Finally, here was an opportunity for African-Americans to sign along to the sound of their own discontent, and it had a good beat, too. Public Enemy not only embraced radical thought with “Fight the Power,” but they also tread new musical ground, as they did for the decade between the mid=80’s and the mid-90’s. As Goran M. put it in “Public Enemy: Power to the People and the Beats:” “[Public Enemy] politicized a whole layer of youth all over the world. If it weren’t for them, there wouldn’t have been any politically engaged bands in the second half of the nineties such as Rage Against the Machine or the Manic Street Preachers.”

Lyrics

Chuck D’s opening verse begins with traditional hip hop lyrics designed to the get crowd moving and excited, which matches nicely with the opening musical sequence, which is loud and forceful. There is no build up, musically, which is one of the first hints that “fight the Power” is more than just another rap song about partying or showing off. However, by the end of the first verse it becomes clear that “Fight the Power” has a more significant, radical agenda:

Got to give us what we want

Gotta give us what we need

Our freedom of speech is freedom or death

We got to fight the powers that be Lemme hear you say

Fight the power

Here, Chuck D. is making a demand on behalf of himself, Public Enemy and the black community at large. The reference to “what we want/need” can be read as a demand for equality, justice and economic opportunity. The lyrics indicate an unwillingness to be silent about American racism and injustice any longer; the people will fight, according to Chuck D, with speech being the weapon of choice. The powers that be – the government and others who wield the power – will be the targets of the fight.

In the second verse, Chuck D. acknowledges that he’s using the music for a greater purpose, indicating that there is a connection between the music that sustains African-American youth and political/social agendas:

As the rhythm designed to bounce

What counts is that the rhymes

Designed to fill your mind

Now that you’ve realized the prides arrived

We got to pump the stuff to make us tough from the heart

It’s a start, a work of art

Here, Chuck D. indicated that art, in this case hip hop, is as good a place to begin revolutionizing people’s thinking as any. Hip hop is certainly as art with its origins in the streets of New York, and with this verse Public Enemy urges blacks to use the music, which comes “from the heart” of the community, to make a difference.

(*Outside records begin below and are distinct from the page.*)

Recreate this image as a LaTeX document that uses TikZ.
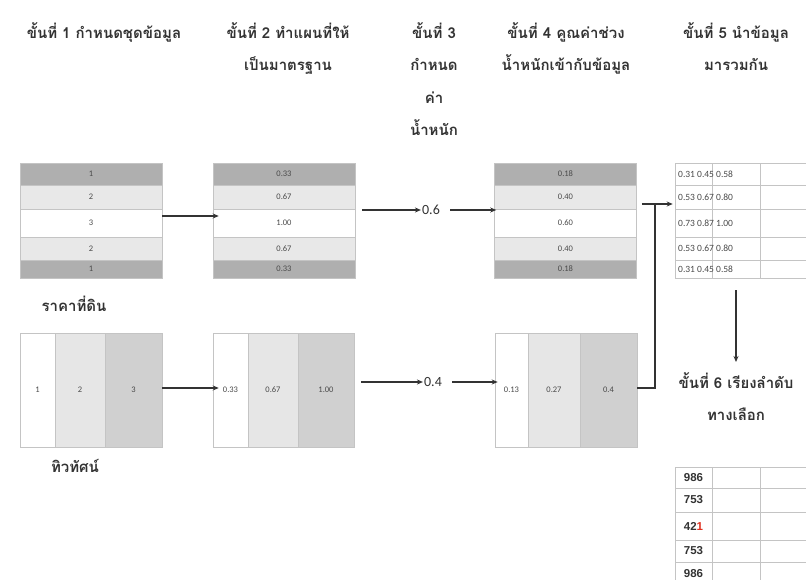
\documentclass[tikz,border=0pt]{standalone}
\usepackage{fontspec}
\setmainfont{Carlito}
\newfontfamily\thaifont[Script=Thai]{Loma}
\newfontfamily\numfont{Carlito}
\newfontfamily\boldnum{Liberation Sans}
\usetikzlibrary{arrows.meta}
\definecolor{dk}{HTML}{AFAFAF}
\definecolor{lt}{HTML}{E8E8E8}
\definecolor{dkb}{HTML}{D0D0D0}
\definecolor{ltb}{HTML}{E6E6E6}
\definecolor{bd}{HTML}{C4C4C4}
\definecolor{txt}{HTML}{333333}
\definecolor{ctxt}{HTML}{4A4A4A}
\definecolor{redd}{HTML}{E0301E}
\begin{document}
\begin{tikzpicture}[x=1pt,y=-1pt,
 head/.style={font=\thaifont\bfseries\fontsize{15}{32.5}\selectfont, text=txt, align=center, anchor=north, inner sep=0pt},
 cellbox/.style={draw=bd, line width=0.6pt, inner sep=0pt, font=\numfont\fontsize{8.5}{9}\selectfont, text=ctxt},
 tw/.style={minimum width=142pt},
 rA/.style={minimum height=22pt},
 rB/.style={minimum height=24pt},
 rC/.style={minimum height=28pt},
 rD/.style={minimum height=23pt},
 rE/.style={minimum height=18pt},
 cA/.style={minimum width=37pt},
 cB/.style={minimum width=48pt},
 cC/.style={minimum width=80pt},
 bcol/.style={minimum height=114pt},
 sumtxt/.style={anchor=west, inner sep=0pt, font=\numfont\fontsize{9.5}{10}\selectfont, text=ctxt},
 ranktxt/.style={font=\boldnum\bfseries\fontsize{11.5}{12}\selectfont, text=txt},
 arr/.style={draw=txt, line width=1.1pt, -{Stealth[length=6pt,width=5pt]}},
 conn/.style={draw=txt, line width=1.1pt},
 wt/.style={font=\numfont\fontsize{14}{16}\selectfont, text=txt, inner sep=1pt}
]
\useasboundingbox[fill=white] (0,0) rectangle (806,580);

% headers
\node[head] (s1) at (104,22) {ขั้นที่ 1 กำหนดชุดข้อมูล};
\node[head] (s2) at (288,22) {ขั้นที่ 2 ทำแผนที่ให้\\เป็นมาตรฐาน};
\node[head] (s3) at (434,22) {ขั้นที่ 3\\กำหนด\\ค่า\\น้ำหนัก};
\node[head] (s4) at (566,22) {ขั้นที่ 4 คูณค่าช่วง\\น้ำหนักเข้ากับข้อมูล};
\node[head] (s5) at (736,22) {ขั้นที่ 5 นำข้อมูล\\มารวมกัน};
\node[head] (s6) at (736,372) {ขั้นที่ 6 เรียงลำดับ\\ทางเลือก};
\node[head] (lab1) at (74,296) {ราคาที่ดิน};
\node[head] (lab2) at (75,459) {ทิวทัศน์};

% table 1 (top)
\node[cellbox,tw,rA,fill=dk] (a1) at (91,174) {1};
\node[cellbox,tw,rB,fill=lt] (a2) at (91,197) {2};
\node[cellbox,tw,rC,fill=white] (a3) at (91,223) {3};
\node[cellbox,tw,rD,fill=lt] (a4) at (91,248.5) {2};
\node[cellbox,tw,rE,fill=dk] (a5) at (91,269) {1};
% table 2 (top)
\node[cellbox,tw,rA,fill=dk] (b1) at (284,174) {0.33};
\node[cellbox,tw,rB,fill=lt] (b2) at (284,197) {0.67};
\node[cellbox,tw,rC,fill=white] (b3) at (284,223) {1.00};
\node[cellbox,tw,rD,fill=lt] (b4) at (284,248.5) {0.67};
\node[cellbox,tw,rE,fill=dk] (b5) at (284,269) {0.33};
% table 4 (top)
\node[cellbox,tw,rA,fill=dk] (d1) at (565.5,174) {0.18};
\node[cellbox,tw,rB,fill=lt] (d2) at (565.5,197) {0.40};
\node[cellbox,tw,rC,fill=white] (d3) at (565.5,223) {0.60};
\node[cellbox,tw,rD,fill=lt] (d4) at (565.5,248.5) {0.40};
\node[cellbox,tw,rE,fill=dk] (d5) at (565.5,269) {0.18};

% table 5
\foreach \r/\y/\h in {1/174/rA,2/197/rB,3/223/rC,4/248.5/rD,5/269/rE}{
  \node[cellbox,cA,\h] (e\r a) at (693.5,\y) {};
  \node[cellbox,cB,\h] (e\r b) at (736,\y) {};
  \node[cellbox,cC,\h] (e\r c) at (800,\y) {};
}
\node[sumtxt] (e1t) at (678,174) {0.31 0.45 0.58};
\node[sumtxt] (e2t) at (678,197) {0.53 0.67 0.80};
\node[sumtxt] (e3t) at (678,223) {0.73 0.87 1.00};
\node[sumtxt] (e4t) at (678,248.5) {0.53 0.67 0.80};
\node[sumtxt] (e5t) at (678,269) {0.31 0.45 0.58};

% table 6
\foreach \r/\y/\h in {1/477.5/21pt,2/500/24pt,3/526/28pt,4/551/22pt,5/574/24pt}{
  \node[cellbox,cA,minimum height=\h] (f\r a) at (693.5,\y) {};
  \node[cellbox,cB,minimum height=\h] (f\r b) at (736,\y) {};
  \node[cellbox,cC,minimum height=\h] (f\r c) at (800,\y) {};
}
\node[ranktxt] (f1t) at (f1a) {986};
\node[ranktxt] (f2t) at (f2a) {753};
\node[ranktxt] (f3t) at (f3a) {42\textcolor{redd}{1}};
\node[ranktxt] (f4t) at (f4a) {753};
\node[ranktxt] (f5t) at (f5a) {986};

% bottom tables
\node[cellbox,bcol,minimum width=35pt,fill=white] (p1) at (37.5,390) {1};
\node[cellbox,bcol,minimum width=50pt,fill=ltb] (p2) at (80,390) {2};
\node[cellbox,bcol,minimum width=57pt,fill=dkb] (p3) at (133.5,390) {3};
\node[cellbox,bcol,minimum width=35pt,fill=white] (q1) at (230.5,390) {0.33};
\node[cellbox,bcol,minimum width=50pt,fill=ltb] (q2) at (273,390) {0.67};
\node[cellbox,bcol,minimum width=56pt,fill=dkb] (q3) at (326,390) {1.00};
\node[cellbox,bcol,minimum width=33pt,fill=white] (r1) at (511.5,390) {0.13};
\node[cellbox,bcol,minimum width=52pt,fill=ltb] (r2) at (554,390) {0.27};
\node[cellbox,bcol,minimum width=57pt,fill=dkb] (r3) at (608.5,390) {0.4};

% weights
\node[wt] (w6) at (431,210) {0.6};
\node[wt] (w4) at (433,382) {0.4};

% connectors top
\draw[arr, shorten >=-6pt] ([yshift=7pt]a3.east) -- ([yshift=7pt]b3.west);
\draw[arr, shorten <=7pt] (b3.east |- w6.west) -- (w6.west);
\draw[arr, shorten <=9pt, shorten >=-2pt] (w6.east) -- (w6.east -| d3.west);
\coordinate (jn) at (655,204);
\draw[arr, shorten <=5pt, shorten >=2pt] (d2.east |- jn) -- (jn -| e2a.west);
% connectors bottom
\draw[arr, shorten >=-6pt] ([yshift=2pt]p3.east) -- ([yshift=2pt]q1.west);
\draw[arr, shorten <=7pt] (q3.east |- w4.west) -- (w4.west);
\draw[arr, shorten <=9pt, shorten >=-3pt] (w4.east) -- (w4.east -| r1.west);
\draw[conn] ([yshift=2pt]r3.east) -| (jn);
% step 5 to step 6
\draw[arr, shorten <=12pt, shorten >=10pt] (e5b.south) -- (s6.north);
\end{tikzpicture}
\end{document}
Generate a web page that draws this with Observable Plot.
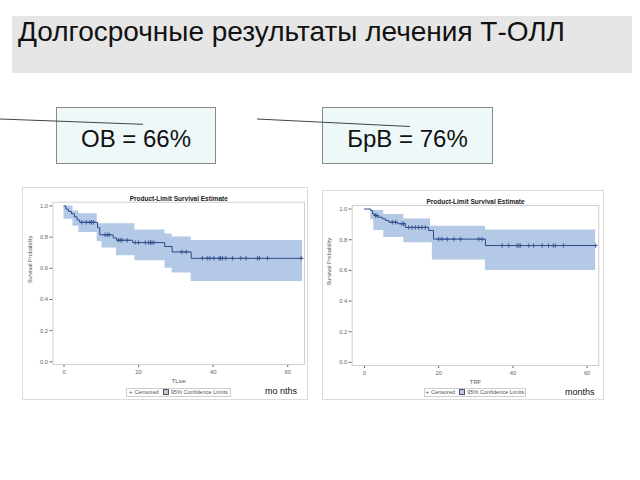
<!DOCTYPE html>
<html>
<head>
<meta charset="utf-8">
<script src="https://cdn.jsdelivr.net/npm/d3@7"></script>
<script src="https://cdn.jsdelivr.net/npm/@observablehq/plot@0.6"></script>
<style>
  html, body { margin: 0; padding: 0; background: #fff; }
  body { width: 640px; height: 480px; position: relative; overflow: hidden; font-family: "Liberation Sans", Arial, sans-serif; }
  .abs { position: absolute; }
  #titlebar { left: 12px; top: 16px; width: 620px; height: 57px; background: #e6e6e6; }
  #title { left: 18px; top: 16px; font-size: 28px; color: #111; white-space: nowrap; }
  .box { top: 107px; height: 57px; background: #eef8f8; border: 1px solid #8a8a8a; box-sizing: border-box;
         font-size: 24px; color: #111; display: flex; align-items: center; justify-content: center; padding-top: 6px; }
  .panel { background: #fff; border: 1px solid #dcdcdc; box-sizing: border-box; }
  .legend { border: 1px solid #cfcfcf; font-size: 5.6px; color: #555; white-space: nowrap; box-sizing: border-box;
            display: flex; align-items: center; justify-content: center; height: 9px; }
  .legend .plus { color: #2d4a8a; margin-right: 2px; }
  .legend .sq { display: inline-block; width: 4px; height: 4px; background: #b4c9e6; border: 0.6px solid #555; margin: 0 2px 0 4px; }
  .months { font-size: 9px; color: #111; white-space: nowrap; }
</style>
</head>
<body>
<div id="titlebar" class="abs"></div>
<div id="title" class="abs">Долгосрочные результаты лечения Т-ОЛЛ</div>

<div class="abs box" style="left:56px;width:160px;">ОВ = 66%</div>
<div class="abs box" style="left:322px;width:171px;">БрВ = 76%</div>

<svg class="abs" style="left:0;top:0" width="640" height="180">
  <line x1="0" y1="119" x2="143" y2="124.3" stroke="#444" stroke-width="1"/>
  <line x1="257" y1="119" x2="410" y2="126.5" stroke="#444" stroke-width="1"/>
</svg>

<div id="panel1" class="abs panel" style="left:22px;top:187px;width:286px;height:213px;"></div>
<div id="panel2" class="abs panel" style="left:322px;top:190px;width:282px;height:210px;"></div>

<div class="abs legend" style="left:126px;top:387.5px;width:105px;"><span class="plus">+</span>Censored<span class="sq"></span>95% Confidence Limits</div>
<div class="abs legend" style="left:424px;top:387.5px;width:102px;"><span class="plus">+</span>Censored<span class="sq"></span>95% Confidence Limits</div>
<div class="abs months" style="left:265px;top:386px;">mo nths</div>
<div class="abs months" style="left:565px;top:387px;">months</div>

<script>
// ---- shared ticks ----
const xTicks = [0, 20, 40, 60];
const yTicks = [0, 0.2, 0.4, 0.6, 0.8, 1.0];
const plotTitle = "Product-Limit Survival Estimate";

// ---- Overall survival (TLive) ----
const osStepT = [0, 0.5, 1.2, 2.0, 2.8, 3.5, 4.2, 9.0, 9.6, 13.2, 14.1, 18.4, 27.0, 29.0, 34.1, 64.0];
const osStepS = [1.0, 0.98, 0.965, 0.95, 0.93, 0.91, 0.895, 0.86, 0.815, 0.795, 0.78, 0.765, 0.74, 0.705, 0.664, 0.664];
const osCensT = [4.8, 6.0, 6.9, 7.4, 7.9, 11.0, 11.6, 12.1, 14.6, 15.1, 15.6, 16.9, 19.1, 20.0, 21.8, 22.7, 23.2, 23.6, 24.1,
                 31.6, 32.8, 37.1, 38.4, 39.1, 40.2, 41.6, 42.0, 42.5, 43.4, 45.2, 47.4, 48.8, 51.9, 52.4, 54.6, 63.6];
const osBandT  = [0, 2.4, 4.0, 8.9, 10.2, 14.1, 19.0, 27.1, 29.0, 34.1, 64.0];
const osBandLo = [0.915, 0.87, 0.83, 0.77, 0.73, 0.68, 0.648, 0.60, 0.57, 0.515, 0.515];
const osBandHi = [1.0, 0.968, 0.95, 0.885, 0.885, 0.885, 0.846, 0.82, 0.80, 0.778, 0.778];

// ---- Event-free survival (TRF) ----
const efsStepT = [0, 1.7, 2.2, 2.7, 3.6, 4.8, 5.7, 6.6, 9.0, 11.0, 17.3, 18.6, 32.6, 62.3];
const efsStepS = [1.0, 0.99, 0.968, 0.957, 0.947, 0.936, 0.925, 0.914, 0.904, 0.88, 0.86, 0.804, 0.762, 0.762];
const efsCensT = [3.0, 3.4, 7.5, 8.4, 10.1, 10.6, 11.9, 12.8, 13.7, 14.6, 15.5, 16.4, 20.0, 20.9, 22.3, 24.1, 25.9,
                  30.8, 31.7, 37.1, 38.9, 41.1, 41.6, 42.0, 44.3, 45.6, 47.9, 49.6, 50.9, 51.4, 53.6, 62.3];
const efsBandT  = [1.7, 2.5, 5.2, 10.6, 17.8, 18.3, 32.6, 62.3];
const efsBandLo = [0.93, 0.86, 0.815, 0.78, 0.78, 0.668, 0.60, 0.60];
const efsBandHi = [0.99, 0.99, 0.965, 0.935, 0.887, 0.887, 0.863, 0.863];

const lineColor = "#2d4a8a";
const bandColor = "#b4c9e6";

function stepValue(ts, ss, t) {
  let v = ss[0];
  for (let i = 0; i < ts.length; i++) if (ts[i] <= t) v = ss[i];
  return v;
}

function kmPlot({stepT, stepS, censT, bandT, bandLo, bandHi, xLabel, width, height, margins, xDomain, yDomain, xLabelOffset}) {
  const steps = stepT.map((t, i) => ({t, s: stepS[i]}));
  const band = bandT.map((t, i) => ({t, lo: bandLo[i], hi: bandHi[i]}));
  const cens = censT.map(t => ({t, s: stepValue(stepT, stepS, t)}));
  return Plot.plot({
    width, height,
    marginLeft: margins[0], marginRight: margins[1], marginTop: margins[2], marginBottom: margins[3],
    style: {fontFamily: "Liberation Sans, Arial, sans-serif", fontSize: "5.8px", color: "#666", background: "transparent"},
    x: {domain: xDomain, ticks: xTicks, tickSize: 3, tickPadding: 2, label: null},
    y: {domain: yDomain, ticks: yTicks, tickFormat: d3.format(".1f"), tickSize: 3, tickPadding: 2, label: null},
    marks: [
      Plot.areaY(band, {x: "t", y1: "lo", y2: "hi", curve: "step-after", fill: bandColor}),
      Plot.frame({stroke: "#cfcfcf"}),
      Plot.line(steps, {x: "t", y: "s", curve: "step-after", stroke: lineColor, strokeWidth: 1}),
      Plot.dot(cens, {x: "t", y: "s", symbol: "plus", r: 1.6, stroke: lineColor, strokeWidth: 0.8}),
      Plot.text([plotTitle], {frameAnchor: "top", dy: -6, fontWeight: "bold", fontSize: 6.5, fill: "#222"}),
      Plot.text([xLabel], {frameAnchor: "bottom", dy: xLabelOffset, fontSize: 5.8, fill: "#555"}),
      Plot.text(["Survival Probability"], {frameAnchor: "left", dx: -23, rotate: -90, fontSize: 5.6, fill: "#555"})
    ]
  });
}

document.getElementById("panel1").appendChild(kmPlot({
  stepT: osStepT, stepS: osStepS, censT: osCensT, bandT: osBandT, bandLo: osBandLo, bandHi: osBandHi,
  xLabel: "TLive", width: 284, height: 211, margins: [29.5, 3, 13.7, 35],
  xDomain: [-2.95, 64.5], yDomain: [-0.017, 1.024], xLabelOffset: 18
}));
document.getElementById("panel2").appendChild(kmPlot({
  stepT: efsStepT, stepS: efsStepS, censT: efsCensT, bandT: efsBandT, bandLo: efsBandLo, bandHi: efsBandHi,
  xLabel: "TRF", width: 280, height: 208, margins: [28.7, 4.7, 14, 34],
  xDomain: [-3.3, 63.15], yDomain: [-0.02, 1.023], xLabelOffset: 18
}));
</script>
</body>
</html>
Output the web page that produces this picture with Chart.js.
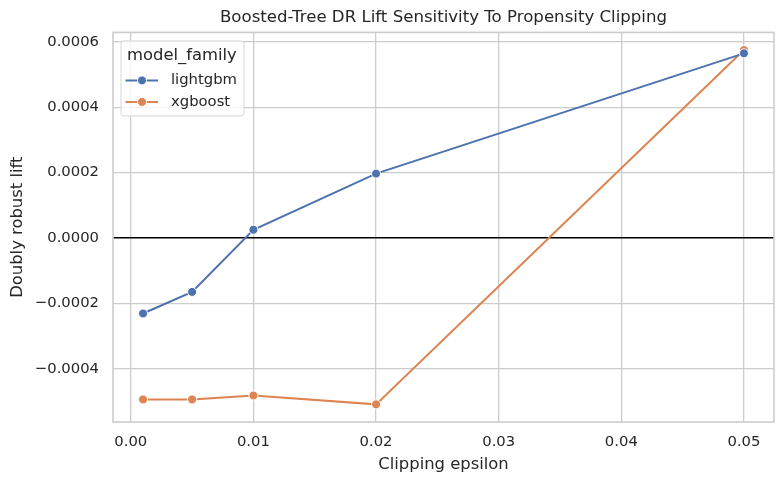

Later in this verse, the lyrics refute the idea that the path to enlightenment is that professed by Martin Luther King and other leaders of the Civil Rights Movement:

To revolutionize make a change nothin’s strange

People, people we are the same

No we’re not the same

Cause we don’t know the game

What we need is awareness, we can’t get careless

As Goran M. notes in “Public Enemy: Power to the People and the Beats,” the Civil Rights Movement did not change living conditions for many black Americans:

The famous Civil Rights movement, which began in the fifties with Martin Luther King and reached a climax in the late sixties with the spread of the Black Panther Party, in reality failed to bring a significant improvement in the living standard for the oppressed black minority within the United States.”

Public Enemy rejects at least some of the teaching of the Civil Rights Movement, including the notion that people are all the same, implying that there are a special set of problems and circumstances suffered by blacks that need to be addressed specifically. Chuck D. pleads for awareness of this crucial truth, thereby taking a much more radical approach to racial issues that had been accepted by mainstream society. Certainly, other voices existed in the societal discussion of race relations, but more moderate, and some might say meek, voices prevailed. “Fight the Power” is taking a much more uncompromising view of the situation and the action needed to remedy it.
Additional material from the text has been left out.